Dataset extract
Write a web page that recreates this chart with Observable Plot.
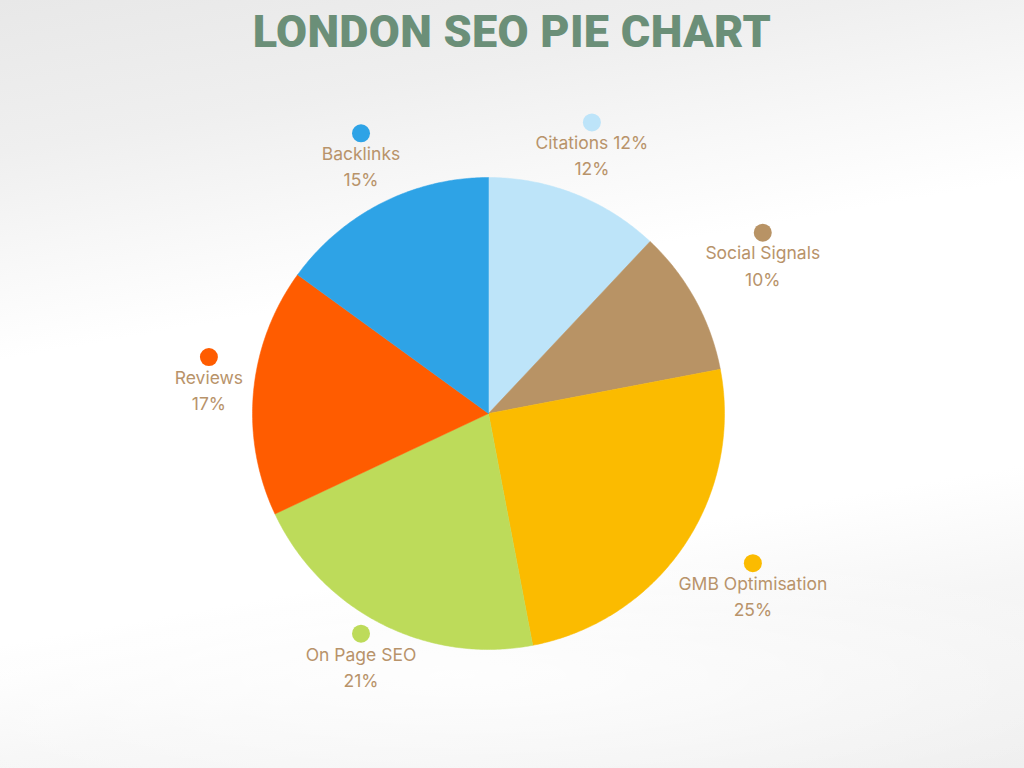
<!DOCTYPE html>
<html>
<head>
<meta charset="utf-8">
<script src="https://cdn.jsdelivr.net/npm/d3@7"></script>
<script src="https://cdn.jsdelivr.net/npm/@observablehq/plot@0.6"></script>
<style>
  html, body { margin: 0; padding: 0; width: 1024px; height: 768px; overflow: hidden; }
  body {
    background:
      radial-gradient(ellipse 1000px 200px at 45% 88%, rgba(255,255,255,0.85), rgba(255,255,255,0) 70%),
      linear-gradient(170deg, #e8e8e8 0%, #efefef 16%, #f8f8f8 28%, #ffffff 38%, #ffffff 68%, #f6f6f6 80%, #efefef 100%);
  }
  #title {
    height: 64px; line-height: 64px; text-align: center;
    font-family: "Roboto", "Lato", sans-serif; font-weight: 900;
    font-size: 45px; color: #6b8f78; letter-spacing: 0.3px;
  }
</style>
</head>
<body>
<div id="title">LONDON SEO PIE CHART</div>
<div id="chart"></div>
<script>
const categories = ["Citations", "Social Signals", "GMB Optimisation", "On Page SEO", "Reviews", "Backlinks"];
const labelNames = ["Citations 12%", "Social Signals", "GMB Optimisation", "On Page SEO", "Reviews", "Backlinks"];
const values = [12, 10, 25, 21, 17, 15];
const colors = ["#bde4f9", "#b89365", "#fbbb00", "#bddb5a", "#ff5c00", "#2ea3e6"];

const R = 236, cx = 488, cy = 349;
const total = d3.sum(values);
const slices = [];
const labelRows = [];
let cum = 0;
categories.forEach((c, i) => {
  const a0 = cum / total * 2 * Math.PI;
  cum += values[i];
  const a1 = cum / total * 2 * Math.PI;
  const pts = [{x: 0, y: 0}];
  const n = Math.max(8, Math.ceil((a1 - a0) / 0.01));
  for (let k = 0; k <= n; k++) {
    const t = a0 + (a1 - a0) * k / n;
    pts.push({x: Math.sin(t), y: Math.cos(t)});
  }
  pts.push({x: 0, y: 0});
  slices.push({cat: c, color: colors[i], pts});
  const am = (a0 + a1) / 2;
  // push wide labels further out so they clear the pie
  const halfW = labelNames[i].length * 4.6;
  const rr = 1.19 + 1.5 * Math.max(0, halfW * Math.abs(Math.sin(am)) - 35) / R;
  labelRows.push({
    cat: c, color: colors[i],
    x: rr * Math.sin(am), y: rr * Math.cos(am),
    text: labelNames[i] + "\n" + values[i] + "%"
  });
});

const chart = Plot.plot({
  width: 1024,
  height: 704,
  margin: 0,
  style: {background: "transparent", fontFamily: "Inter, 'DejaVu Sans', sans-serif"},
  x: {domain: [-1, 1], range: [cx - R, cx + R], axis: null},
  y: {domain: [-1, 1], range: [cy + R, cy - R], axis: null},
  marks: [
    ...slices.map(s => Plot.line(s.pts, {x: "x", y: "y", fill: s.color, stroke: s.color, strokeWidth: 0.5, curve: "linear"})),
    Plot.dot(labelRows, {x: "x", y: "y", dy: -30, r: 9, fill: "color", stroke: "none"}),
    Plot.text(labelRows, {x: "x", y: "y", text: "text", dy: 1.5, lineAnchor: "middle", lineHeight: 1.5, fontSize: 17.5, fontWeight: 400, fill: "#b8936a"})
  ]
});
document.getElementById("chart").appendChild(chart);
</script>
</body>
</html>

Requirement
Go through the material above and print all of it exactly, except the pictures.

Full output
Write a web page that recreates this chart with Observable Plot.
<!DOCTYPE html>
<html>
<head>
<meta charset="utf-8">
<script src="https://cdn.jsdelivr.net/npm/d3@7"></script>
<script src="https://cdn.jsdelivr.net/npm/@observablehq/plot@0.6"></script>
<style>
  html, body { margin: 0; padding: 0; width: 1024px; height: 768px; overflow: hidden; }
  body {
    background:
      radial-gradient(ellipse 1000px 200px at 45% 88%, rgba(255,255,255,0.85), rgba(255,255,255,0) 70%),
      linear-gradient(170deg, #e8e8e8 0%, #efefef 16%, #f8f8f8 28%, #ffffff 38%, #ffffff 68%, #f6f6f6 80%, #efefef 100%);
  }
  #title {
    height: 64px; line-height: 64px; text-align: center;
    font-family: "Roboto", "Lato", sans-serif; font-weight: 900;
    font-size: 45px; color: #6b8f78; letter-spacing: 0.3px;
  }
</style>
</head>
<body>
<div id="title">LONDON SEO PIE CHART</div>
<div id="chart"></div>
<script>
const categories = ["Citations", "Social Signals", "GMB Optimisation", "On Page SEO", "Reviews", "Backlinks"];
const labelNames = ["Citations 12%", "Social Signals", "GMB Optimisation", "On Page SEO", "Reviews", "Backlinks"];
const values = [12, 10, 25, 21, 17, 15];
const colors = ["#bde4f9", "#b89365", "#fbbb00", "#bddb5a", "#ff5c00", "#2ea3e6"];

const R = 236, cx = 488, cy = 349;
const total = d3.sum(values);
const slices = [];
const labelRows = [];
let cum = 0;
categories.forEach((c, i) => {
  const a0 = cum / total * 2 * Math.PI;
  cum += values[i];
  const a1 = cum / total * 2 * Math.PI;
  const pts = [{x: 0, y: 0}];
  const n = Math.max(8, Math.ceil((a1 - a0) / 0.01));
  for (let k = 0; k <= n; k++) {
    const t = a0 + (a1 - a0) * k / n;
    pts.push({x: Math.sin(t), y: Math.cos(t)});
  }
  pts.push({x: 0, y: 0});
  slices.push({cat: c, color: colors[i], pts});
  const am = (a0 + a1) / 2;
  // push wide labels further out so they clear the pie
  const halfW = labelNames[i].length * 4.6;
  const rr = 1.19 + 1.5 * Math.max(0, halfW * Math.abs(Math.sin(am)) - 35) / R;
  labelRows.push({
    cat: c, color: colors[i],
    x: rr * Math.sin(am), y: rr * Math.cos(am),
    text: labelNames[i] + "\n" + values[i] + "%"
  });
});

const chart = Plot.plot({
  width: 1024,
  height: 704,
  margin: 0,
  style: {background: "transparent", fontFamily: "Inter, 'DejaVu Sans', sans-serif"},
  x: {domain: [-1, 1], range: [cx - R, cx + R], axis: null},
  y: {domain: [-1, 1], range: [cy + R, cy - R], axis: null},
  marks: [
    ...slices.map(s => Plot.line(s.pts, {x: "x", y: "y", fill: s.color, stroke: s.color, strokeWidth: 0.5, curve: "linear"})),
    Plot.dot(labelRows, {x: "x", y: "y", dy: -30, r: 9, fill: "color", stroke: "none"}),
    Plot.text(labelRows, {x: "x", y: "y", text: "text", dy: 1.5, lineAnchor: "middle", lineHeight: 1.5, fontSize: 17.5, fontWeight: 400, fill: "#b8936a"})
  ]
});
document.getElementById("chart").appendChild(chart);
</script>
</body>
</html>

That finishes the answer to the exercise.